Write a React form with validation.

The AI returns code that looks… fine. It compiles. It works. But then you read it closely and realize:

  • It uses class components instead of the functional components your team prefers.
  • The error messages are inline alerts, not your custom error pattern.
  • The TypeScript is loose, not using strict mode like your configuration requires.
  • There are no tests, even though your team requires Vitest coverage for everything.
  • The component structure doesn’t match your project layout at all.

You sigh and will start rewriting.

Why does this happen?

The AI doesn’t have enough information.

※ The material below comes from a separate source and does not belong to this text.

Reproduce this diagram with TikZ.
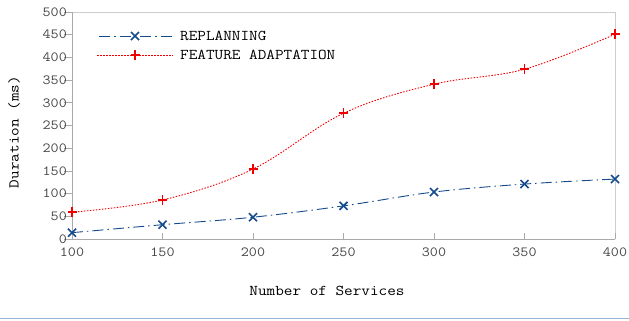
\documentclass[tikz,border=0pt]{standalone}
\usepackage{fontspec}
\setmainfont[FakeStretch=1.12]{Latin Modern Mono}
\definecolor{repblue}{RGB}{20,75,140}
\definecolor{featred}{RGB}{240,0,0}
\definecolor{axisgray}{RGB}{170,170,170}
\definecolor{framegray}{RGB}{205,205,205}
\definecolor{ticktext}{RGB}{70,70,70}
\definecolor{sepblue}{RGB}{150,180,215}
\tikzset{
  ticklab/.style={font=\fontsize{14}{16}\selectfont, text=ticktext, inner sep=0pt},
  axlab/.style={font=\fontsize{15}{17}\selectfont, text=black, inner sep=0pt},
  replan/.style={repblue, line width=0.9pt, dash pattern=on 11bp off 4bp on 1.5bp off 4bp},
  feat/.style={featred, line width=0.9pt, dash pattern=on 1.5bp off 1.5bp},
  repmark/.style={repblue, line width=1.6pt},
  featmark/.style={featred, line width=1.8pt},
}
\begin{document}
\begin{tikzpicture}[x=1bp,y=1bp]
\useasboundingbox (0,0) rectangle (629,-320);
% frame
\draw[framegray, line width=1pt] (72,-12) -- (615,-12) -- (615,-239);
\draw[axisgray, line width=1pt] (72,-12) -- (72,-239) -- (615,-239);
% y ticks and labels
\foreach \v in {0,50,...,500}{
  \pgfmathsetmacro{\yy}{-239+0.454*\v}
  \draw[axisgray, line width=0.8pt] (64,\yy) -- (72,\yy);
  \node[ticklab, anchor=east] (yl\v) at (67,\yy) {\v};
}
% x ticks and labels
\foreach \s in {100,150,...,400}{
  \pgfmathsetmacro{\xx}{72+1.81*(\s-100)}
  \draw[axisgray, line width=0.8pt] (\xx,-239) -- (\xx,-233);
  \node[ticklab, anchor=north] (xl\s) at (\xx,-248) {\s};
}
\node[axlab] (xlabel) at (327,-291) {Number of Services};
\node[axlab, rotate=90] (ylabel) at (14,-132) {Duration (ms)};
% data
\begin{scope}[shift={(72,-239)}, x=1.81bp, y=0.454bp]
  \draw[feat] plot[smooth, tension=0.6] coordinates {(0,59) (50,86) (100,154) (150,277) (200,341) (250,374) (300,451)};
  \draw[replan] plot[smooth, tension=0.6] coordinates {(0,14) (50,31.5) (100,48) (150,73) (200,103.5) (250,121) (300,132)};
  \foreach \a/\b in {0/59,50/86,100/154,150/277,200/341,250/374,300/451}{
    \draw[featmark] ([xshift=-4.5bp]\a,\b) -- ([xshift=4.5bp]\a,\b);
    \draw[featmark] ([yshift=-5bp]\a,\b) -- ([yshift=5bp]\a,\b);
  }
  \foreach \a/\b in {0/14,50/31.5,100/48,150/73,200/103.5,250/121,300/132}{
    \draw[repmark] ([shift={(-4bp,-4bp)}]\a,\b) -- ([shift={(4bp,4bp)}]\a,\b);
    \draw[repmark] ([shift={(-4bp,4bp)}]\a,\b) -- ([shift={(4bp,-4bp)}]\a,\b);
  }
\end{scope}
% legend
\coordinate (l1a) at (97,-36);
\coordinate (l1b) at (173,-36);
\coordinate (l1m) at (135,-36);
\draw[replan, dash phase=-2bp] (l1a) -- (l1b);
\draw[repmark] ([shift={(-4bp,-4bp)}]l1m) -- ([shift={(4bp,4bp)}]l1m);
\draw[repmark] ([shift={(-4bp,4bp)}]l1m) -- ([shift={(4bp,-4bp)}]l1m);
\node[axlab, anchor=west] (leg1) at (180,-36) {REPLANNING};
\coordinate (l2a) at (97,-55);
\coordinate (l2b) at (173,-55);
\coordinate (l2m) at (135,-55);
\draw[feat] (l2a) -- (l2b);
\draw[featmark] ([xshift=-4.5bp]l2m) -- ([xshift=4.5bp]l2m);
\draw[featmark] ([yshift=-5bp]l2m) -- ([yshift=5bp]l2m);
\node[axlab, anchor=west] (leg2) at (180,-55) {FEATURE ADAPTATION};
% bottom separator
\draw[sepblue, line width=1pt] (0,-318) -- (629,-318);
\end{tikzpicture}
\end{document}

It works within a finite context window, and if you only give it one sentence, it must guess everything else:

  • Your codebase architecture,
  • Naming conventions,
  • Testing framework,
  • Design system,
  • Build configuration,
  • Team standards, and
  • Security policies.

When AI guesses, teams pay the price

When the AI guesses, it hallucinates. Hallucinated assumptions lead to:

  • Style drift across your codebase.
  • Security vulnerabilities from unfamiliar patterns.
  • Integration headaches that create technical debt.
  • Endless review cycles before code merge.
  • Frustrated developers who spend more time fixing AI output than writing themselves.

The prompt‑only trap, and why does it fail?

The traditional prompt-only approach is an endless loop, for example:

  • You: “Create a login form.”
  • AI: [Guesses everything].
  • You: “That’s not our style. Please use our component library.”
  • AI: [Tries again, still misses nuances].

This loop never ends because the AI lacks context about your environment.

Context engineering is the missing skill behind reliable, production‑ready AI outputs.

If your AI assistant keeps generating “almost right” code, the problem isn’t the model; it’s the context.

The solution: Applying context engineering

Context engineering goes beyond simple prompt engineering. It’s not just about writing better instructions; it’s about deliberately architecting the entire information environment around your AI. So that outputs are accurate, consistent, and instantly usable in your IDE.

Think of it like onboarding a senior developer to your team. You wouldn’t just say, “ Build this feature.” You’d provide them with:

  • The codebase architecture and conventions.
  • The project’s style guide and naming standards.
  • API specifications and database schemas.
  • Security policies and compliance requirements.
  • Performance expectations and accessibility standards.
  • Testing frameworks and quality code benchmarks.

AI needs the same structured onboarding!

By supplying this structured context, you transform AI from a guesser into a reliable teammate, capable of producing code that fits seamlessly into your project.